Passando dalle parole ai fatti, la prassi di adattare una composizione musicale per organici diversi da quelli originari è antica. Nel Rinascimento l’editoria musicale si prodigò a diffondere numerose versioni liutistiche o per tastiera di musica vocale, gettonatissime perché consentivano di suonare solisticamente composizioni polifoniche vocali famose, che altrimenti avrebbero richiesto vari esecutori. Per ottenere un risultato soddisfacente, era necessario conoscere le caratteristiche organologiche degli strumenti di destinazione.
Comunque, le esecuzioni all’epoca si realizzavano spesso con i mezzi di cui si disponeva, anche improvvisando, senza scrivere nulla.

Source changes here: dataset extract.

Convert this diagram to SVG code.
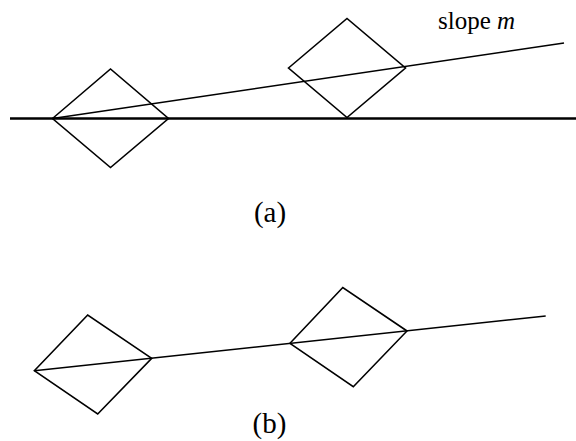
<svg xmlns="http://www.w3.org/2000/svg" width="576" height="441" viewBox="0 0 576 441">
<style>
.shape{fill:none;stroke:#000;stroke-width:1.6;stroke-linejoin:miter}
.line{fill:none;stroke:#000;stroke-width:1.6}
.base{fill:none;stroke:#000;stroke-width:2.4}
.lbl{fill:#000;font-family:Liberation Serif, Times New Roman, Times, serif}
</style>
<rect width="576" height="441" fill="#fff"/>
<g id="connectors">
<line class="base" x1="10" y1="118.5" x2="576" y2="118.5"/>
<line class="line" x1="52.5" y1="118.5" x2="564" y2="43"/>
<line class="line" x1="34.3" y1="370.7" x2="545.7" y2="316"/>
</g>
<g id="diamond-a1"><polygon class="shape" points="52.5,118.5 110.5,69 168.5,118.5 110.5,167.5"/></g>
<g id="diamond-a2"><polygon class="shape" points="288.5,68 347,18.5 405.5,68 347,117.5"/></g>
<g id="diamond-b1"><polygon class="shape" points="34.3,370.7 87.7,315 151.7,358.3 97.7,414"/></g>
<g id="diamond-b2"><polygon class="shape" points="290,343.3 342.8,287.5 407,331 353.3,386.7"/></g>
<g id="labels">
<text class="lbl" x="438" y="28.5" font-size="25">slope <tspan font-style="italic">m</tspan></text>
<text class="lbl" x="270" y="222" font-size="29" text-anchor="middle">(a)</text>
<text class="lbl" x="269.5" y="433" font-size="29" text-anchor="middle">(b)</text>
</g>
</svg>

Un violino o un cornetto sostituivano al volo un soprano assente, un trombone suonava la parte di un cantante basso e le parti vocali di un mottetto potevano essere accomodate per l’organo: ma mai arrangiate.
La consuetudine seguitò nei secoli successivi; i salotti ottocenteschi ospitavano valenti esecutori che eseguivano al pianoforte composizioni sinfoniche o da camera, oppure opere liriche ridotte per canto e pianoforte. Queste nuove versioni si mantenevano musicalmente fedeli agli originali, riproducendo melodie e armonie del prototipo iniziale. Gli stessi compositori, poi, strumentavano i propri lavori orchestrandoli per organici diversi da quelli originari.
Le cose cambiarono con l’avvento della musica leggera e con l’influenza della cultura statunitense, in particolare del jazz, a cominciare dagli anni Venti del Novecento. L’arte dell’arrangement si sviluppò infatti in una società dove l’industria musicale era febbrilmente al servizio dell’editoria musicale, degli impresari, del cinema, della radio, della televisione, delle case discografiche, dei teatri e delle agenzie pubblicitarie. Perciò, anche se in pratica orchestrare, strumentare o adattare sono azioni equivalenti all’arrangiare, si riferiscono a repertori della musica classica occidentale.
C’è un’altra differenza: musicisti come Duke Ellington o Glenn Miller reinterpretarono liberamente molte composizioni, riarmonizzando melodie conosciute. Fuori dell’ambito classico, divenne perciò lecito alterare armonia, forma o valori ritmici di una composizione. Si giunse ad arrangiamenti che sollevarono critiche, come quello in stile disco music di Walter Murphy, A Fifth of Beethoven del 1976, incluso tra le musiche de La febbre del sabato sera. Riscosse incassi e successi notevolissimi ma, diversamente da quello che propagandava la stampa dell’epoca, non contribuì affatto ad avvicinare il pubblico alla musica classica.
Nel 1969, durante la guerra in Vietnam, Jimi Hendrix propose invece una celebre versione di quello che è considerato l’inno nazionale statunitense. Eppure, sebbene finalità e risultati fossero lontani da quelli di Murphy, anche la sua musica finì nell’ingranaggio dell’industria musicale.
Dunque il confine tra orchestrazione, strumentazione, versione, elaborazione o arrangiamento può essere sottile, ma l’ultimo termine non si usa nella musica colta. Attenzione: vale per gli italiani, non per gli inglesi o i francesi, che chiamano arrangement qualsiasi versione diversa dall’originale. Per esempio, Johann Nepomuk Hummel adattò le sinfonie di Beethoven per pianoforte, flauto, violino e violoncello. La sua versione riporta sullo spartito «arrangée pour piano…» e il video della più nota piattaforma internet per questo tipo di contenuti, sintetizza «Arr. J.N. Hummel». Da una lingua all’altra le parole cambiano, ma la musica no.